Step 5: Evaluate Emotional and Ethical Implications
Strong IB essays move beyond physical conflict to examine psychological, emotional, and ethical dimensions.
Example:
“In Mother Courage and Her Children, Brecht’s alienation technique forces audiences to confront the moral cost of profit during war, questioning complicity rather than inspiring sympathy.”
Key Subthemes to Discuss
- The Dehumanizing Nature of War: Soldiers reduced to symbols or statistics.
- Loss of Innocence: War as catalyst for disillusionment.
- Memory and Trauma: Survival versus guilt.
- Resistance and Rebellion: Acts of defiance amid oppression.
- Moral Ambiguity: The conflict between duty and humanity.
Example:
“Adichie’s Half of a Yellow Sun humanizes civil war through intimate relationships, transforming national tragedy into personal narrative.”

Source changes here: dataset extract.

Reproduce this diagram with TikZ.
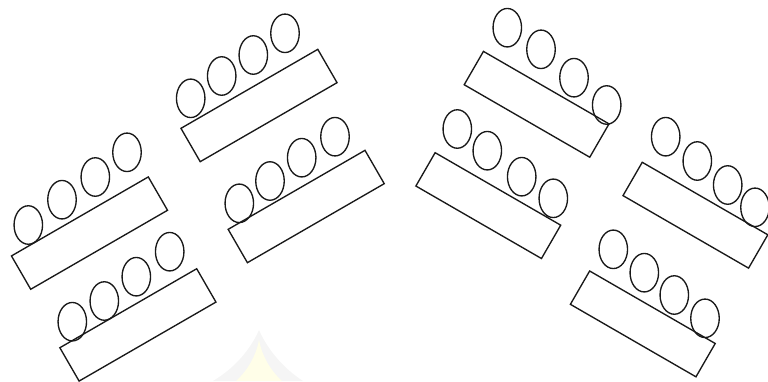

Comparative Approaches | Conflict and War Across Texts
- The Things They Carried (O’Brien) vs. All Quiet on the Western Front (Remarque): Reality vs. myth of heroism.
- Antigone (Sophocles) vs. A Doll’s House (Ibsen): Personal conscience vs. state authority.
- The Kite Runner (Hosseini) vs. 1984 (Orwell): Guilt and political silence.
Example Comparative Thesis:
“While O’Brien presents war as psychological fragmentation, Remarque transforms it into spiritual desolation — both rejecting the illusion of glory.”
Applying Conflict and War Analysis in IB Assessments
Paper 1 (Unseen Commentary)
- Identify imagery and tone that convey conflict or resistance.
- Analyze structural pacing, contrasts, and emotional tension.
Example:
“The juxtaposition of silence and explosion captures both the external chaos and internal numbness of the soldier’s psyche.”
Paper 2 (Comparative Essay)
- Compare how two writers represent moral, emotional, or ideological conflict.
Example:
“While Brecht exposes war’s capitalist exploitation, Adichie personalizes conflict through empathy, transforming ideology into human experience.”
Higher Level Essay (HLE)
- Link conflict to a global issue, such as representation, memory, or power.
Example:
“Through shifting narrative voices, both writers challenge how war is remembered — not as national pride, but as a universal wound.”
Individual Oral (IO)
- Use conflict as a lens for examining social or political power in both literary and non-literary texts.
Common Mistakes When Writing About Conflict and War
- Focusing on historical events instead of literary technique.
- Ignoring emotional nuance — treating characters as victims only.
- Overgeneralizing war as “bad” without analyzing how the author conveys this idea.
- Forgetting to discuss context or ideology.
IB Tip: Every discussion of conflict must connect language → power → human consequence.
Why Analyzing Conflict and War Builds IB-Level Insight
This theme helps students engage with human ethics, emotional truth, and representation, all core elements of the IB English curriculum. Understanding how writers portray conflict encourages empathy and critical literacy — essential for top-band analytical writing.
Through RevisionDojo’s IB English Language & Literature course, students can access guided war-literature study notes, comparative essay outlines, and exemplar IOs exploring conflict as a global issue.
FAQs
How is conflict represented in literature?
Through contrasting emotions, power struggles, and symbolic imagery that reveal moral or psychological tension.
Why is war an important literary theme?
It exposes humanity’s extremes — courage, trauma, cruelty, and endurance — reflecting broader social and political truths.
How do I write about conflict in an IB essay?
Focus on authorial choices: how language, tone, and structure shape meaning and emotion within context.